[Plotting code records]
== == ==

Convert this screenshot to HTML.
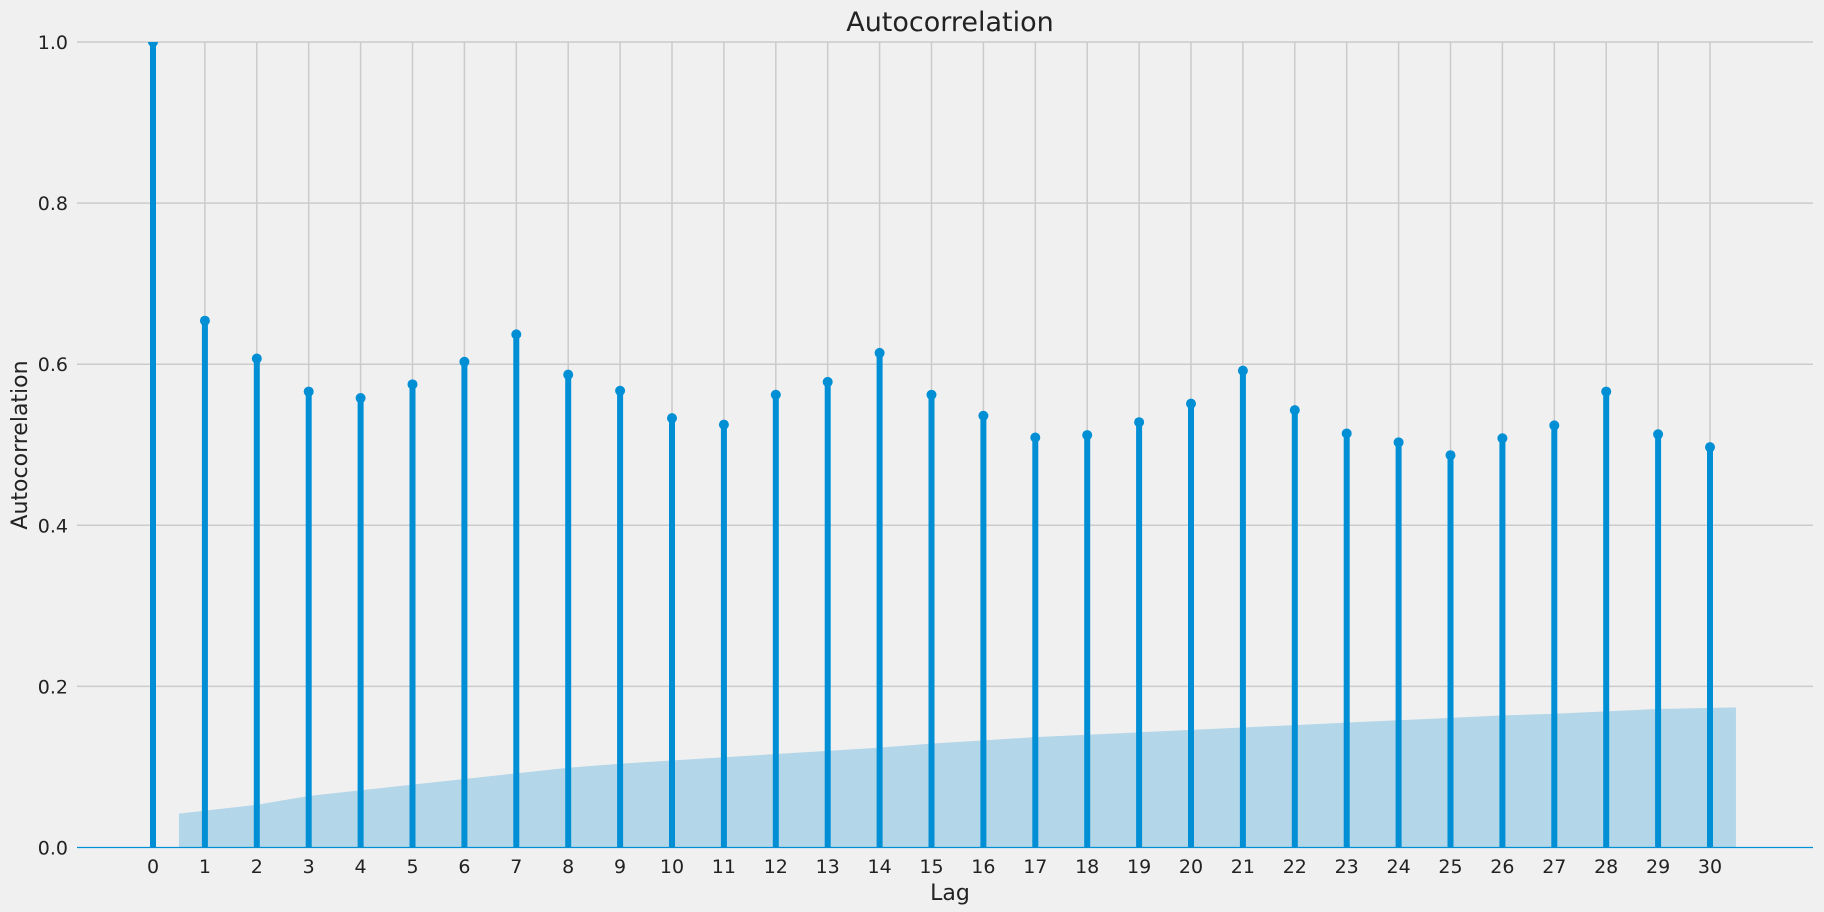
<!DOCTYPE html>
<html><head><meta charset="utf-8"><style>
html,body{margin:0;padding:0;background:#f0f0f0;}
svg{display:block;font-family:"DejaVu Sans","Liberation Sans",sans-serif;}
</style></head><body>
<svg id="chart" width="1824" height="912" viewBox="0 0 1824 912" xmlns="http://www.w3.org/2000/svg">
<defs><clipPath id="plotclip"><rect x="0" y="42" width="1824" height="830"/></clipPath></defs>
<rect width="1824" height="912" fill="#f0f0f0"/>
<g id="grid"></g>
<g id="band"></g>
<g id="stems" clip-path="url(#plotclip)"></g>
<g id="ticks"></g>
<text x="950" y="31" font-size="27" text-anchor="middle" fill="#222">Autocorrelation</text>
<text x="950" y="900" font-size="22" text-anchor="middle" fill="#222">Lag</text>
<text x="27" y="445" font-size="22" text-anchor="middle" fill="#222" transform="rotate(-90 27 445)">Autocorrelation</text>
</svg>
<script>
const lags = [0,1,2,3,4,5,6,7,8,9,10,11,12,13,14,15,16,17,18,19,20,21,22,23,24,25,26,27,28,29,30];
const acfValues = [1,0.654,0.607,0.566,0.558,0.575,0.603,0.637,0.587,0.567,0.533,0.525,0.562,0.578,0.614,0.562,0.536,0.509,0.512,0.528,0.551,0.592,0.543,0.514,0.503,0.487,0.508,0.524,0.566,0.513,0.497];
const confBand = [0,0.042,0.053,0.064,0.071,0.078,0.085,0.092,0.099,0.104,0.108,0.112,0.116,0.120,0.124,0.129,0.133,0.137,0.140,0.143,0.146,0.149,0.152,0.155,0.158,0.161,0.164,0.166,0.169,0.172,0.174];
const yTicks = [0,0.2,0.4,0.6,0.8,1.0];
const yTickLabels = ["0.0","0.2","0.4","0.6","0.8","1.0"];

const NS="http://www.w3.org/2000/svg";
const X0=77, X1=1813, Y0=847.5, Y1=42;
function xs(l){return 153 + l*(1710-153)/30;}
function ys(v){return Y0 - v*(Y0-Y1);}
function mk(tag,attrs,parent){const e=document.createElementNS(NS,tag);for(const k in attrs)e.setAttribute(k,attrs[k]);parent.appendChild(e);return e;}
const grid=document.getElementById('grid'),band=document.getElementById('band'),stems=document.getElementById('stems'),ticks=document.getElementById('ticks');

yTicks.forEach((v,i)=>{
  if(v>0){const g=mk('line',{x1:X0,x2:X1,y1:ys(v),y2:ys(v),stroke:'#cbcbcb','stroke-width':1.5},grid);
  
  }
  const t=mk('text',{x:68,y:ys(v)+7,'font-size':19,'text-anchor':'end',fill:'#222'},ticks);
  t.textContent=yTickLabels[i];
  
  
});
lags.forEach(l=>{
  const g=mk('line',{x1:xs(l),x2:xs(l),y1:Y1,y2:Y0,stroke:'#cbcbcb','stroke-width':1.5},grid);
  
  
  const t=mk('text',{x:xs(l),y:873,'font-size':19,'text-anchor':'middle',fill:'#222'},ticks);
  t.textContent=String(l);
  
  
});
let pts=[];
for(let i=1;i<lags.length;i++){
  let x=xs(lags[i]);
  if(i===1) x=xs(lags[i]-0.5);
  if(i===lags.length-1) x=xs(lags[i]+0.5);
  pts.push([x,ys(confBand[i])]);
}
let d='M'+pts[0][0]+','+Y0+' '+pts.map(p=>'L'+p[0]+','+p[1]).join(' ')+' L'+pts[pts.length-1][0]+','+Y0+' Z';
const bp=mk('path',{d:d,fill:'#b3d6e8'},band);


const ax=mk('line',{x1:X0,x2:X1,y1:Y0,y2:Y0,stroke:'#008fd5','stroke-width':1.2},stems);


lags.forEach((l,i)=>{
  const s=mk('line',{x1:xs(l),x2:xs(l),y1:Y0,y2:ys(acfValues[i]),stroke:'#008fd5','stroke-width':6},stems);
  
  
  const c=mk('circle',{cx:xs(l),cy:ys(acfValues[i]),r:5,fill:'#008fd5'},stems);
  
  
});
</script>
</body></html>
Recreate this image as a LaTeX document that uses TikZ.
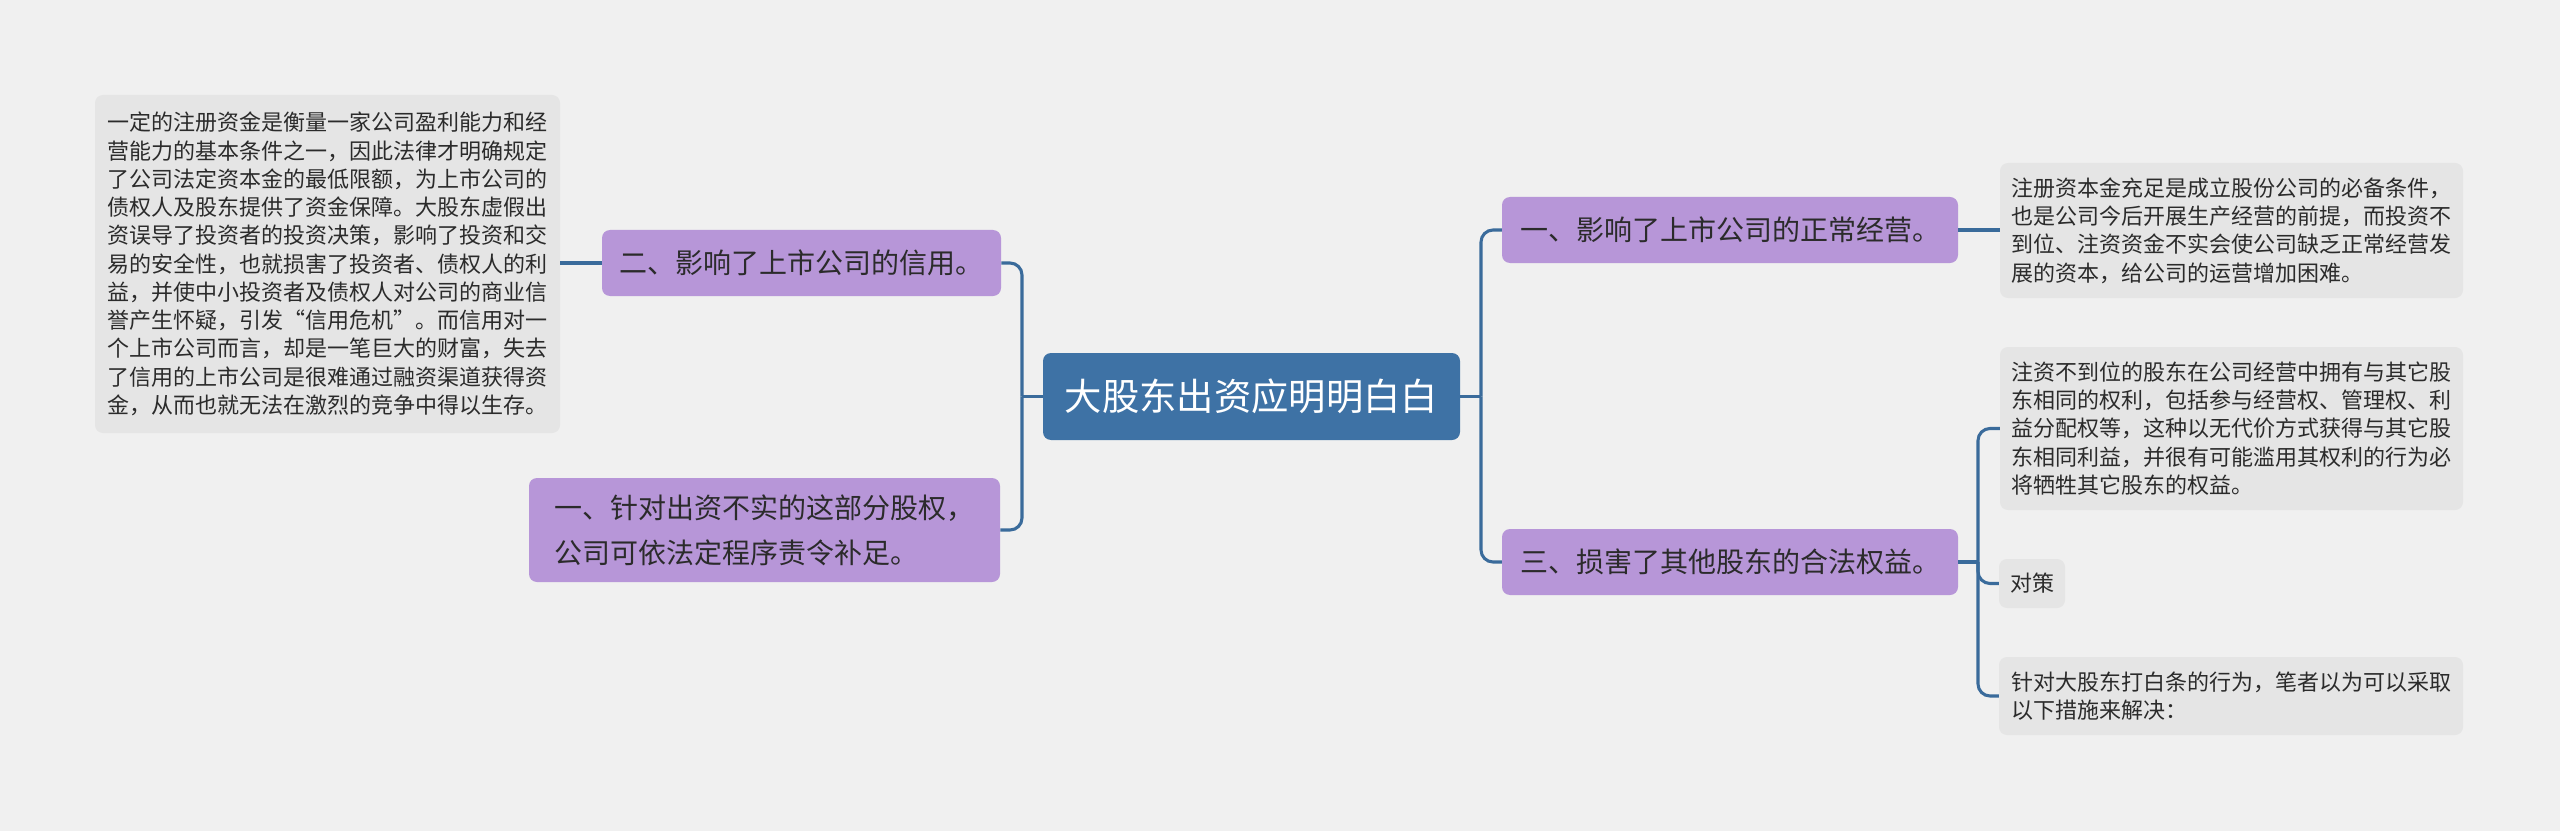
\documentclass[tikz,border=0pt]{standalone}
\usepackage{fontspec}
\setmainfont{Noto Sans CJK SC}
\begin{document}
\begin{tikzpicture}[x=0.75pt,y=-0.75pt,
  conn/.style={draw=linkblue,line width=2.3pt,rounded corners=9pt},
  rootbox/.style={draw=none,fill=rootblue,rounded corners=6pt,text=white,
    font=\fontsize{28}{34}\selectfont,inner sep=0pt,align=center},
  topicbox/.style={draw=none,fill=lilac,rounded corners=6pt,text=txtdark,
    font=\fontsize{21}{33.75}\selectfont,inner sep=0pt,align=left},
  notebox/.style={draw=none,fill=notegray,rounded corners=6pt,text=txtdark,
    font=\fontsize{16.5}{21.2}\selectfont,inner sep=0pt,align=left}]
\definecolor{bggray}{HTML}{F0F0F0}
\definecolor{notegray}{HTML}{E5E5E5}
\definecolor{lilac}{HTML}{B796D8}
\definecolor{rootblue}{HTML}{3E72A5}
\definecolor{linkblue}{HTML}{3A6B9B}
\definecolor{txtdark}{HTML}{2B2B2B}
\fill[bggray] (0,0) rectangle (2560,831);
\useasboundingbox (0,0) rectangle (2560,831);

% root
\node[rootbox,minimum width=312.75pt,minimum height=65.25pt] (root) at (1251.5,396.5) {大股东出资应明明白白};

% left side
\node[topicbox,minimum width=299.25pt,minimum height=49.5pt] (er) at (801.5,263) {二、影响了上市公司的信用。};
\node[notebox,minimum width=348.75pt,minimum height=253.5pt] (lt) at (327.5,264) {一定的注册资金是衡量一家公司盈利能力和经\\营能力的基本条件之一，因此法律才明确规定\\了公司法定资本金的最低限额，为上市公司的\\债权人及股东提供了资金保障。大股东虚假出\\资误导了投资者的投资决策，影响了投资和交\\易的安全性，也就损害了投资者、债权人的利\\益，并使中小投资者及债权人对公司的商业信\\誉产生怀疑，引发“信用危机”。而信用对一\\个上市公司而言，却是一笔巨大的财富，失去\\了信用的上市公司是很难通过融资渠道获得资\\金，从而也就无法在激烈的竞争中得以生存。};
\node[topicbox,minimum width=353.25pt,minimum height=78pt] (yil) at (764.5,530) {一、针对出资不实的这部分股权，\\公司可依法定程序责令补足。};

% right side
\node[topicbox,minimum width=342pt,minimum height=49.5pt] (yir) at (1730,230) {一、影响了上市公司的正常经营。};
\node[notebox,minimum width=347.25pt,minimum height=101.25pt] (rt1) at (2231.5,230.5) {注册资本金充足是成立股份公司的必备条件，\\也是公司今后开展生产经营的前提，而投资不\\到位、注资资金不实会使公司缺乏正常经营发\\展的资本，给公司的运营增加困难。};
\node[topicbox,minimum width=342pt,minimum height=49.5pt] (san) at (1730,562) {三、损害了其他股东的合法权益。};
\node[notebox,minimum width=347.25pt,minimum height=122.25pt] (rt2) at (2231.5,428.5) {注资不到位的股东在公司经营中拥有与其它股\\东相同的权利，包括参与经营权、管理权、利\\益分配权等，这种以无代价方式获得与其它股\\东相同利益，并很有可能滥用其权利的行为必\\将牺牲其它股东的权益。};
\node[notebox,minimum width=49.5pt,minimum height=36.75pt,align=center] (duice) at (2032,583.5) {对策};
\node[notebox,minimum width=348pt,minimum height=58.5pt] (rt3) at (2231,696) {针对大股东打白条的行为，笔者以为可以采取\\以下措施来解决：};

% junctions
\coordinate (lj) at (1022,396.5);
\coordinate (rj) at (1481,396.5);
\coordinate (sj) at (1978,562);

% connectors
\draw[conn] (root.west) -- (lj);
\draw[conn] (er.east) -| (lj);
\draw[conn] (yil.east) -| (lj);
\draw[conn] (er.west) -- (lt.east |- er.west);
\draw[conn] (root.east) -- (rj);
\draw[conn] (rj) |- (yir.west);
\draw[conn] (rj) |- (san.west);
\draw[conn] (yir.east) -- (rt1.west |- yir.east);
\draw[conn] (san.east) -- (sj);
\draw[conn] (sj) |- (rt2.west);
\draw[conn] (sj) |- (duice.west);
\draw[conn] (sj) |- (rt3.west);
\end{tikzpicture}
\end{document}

== == ==

EXERCISE DIRECTIONS
Search the entries for the word "this" and copy every line that has it.

THE OUTPUT
Convert this screenshot to HTML.
Recreate this image as a LaTeX document that uses TikZ.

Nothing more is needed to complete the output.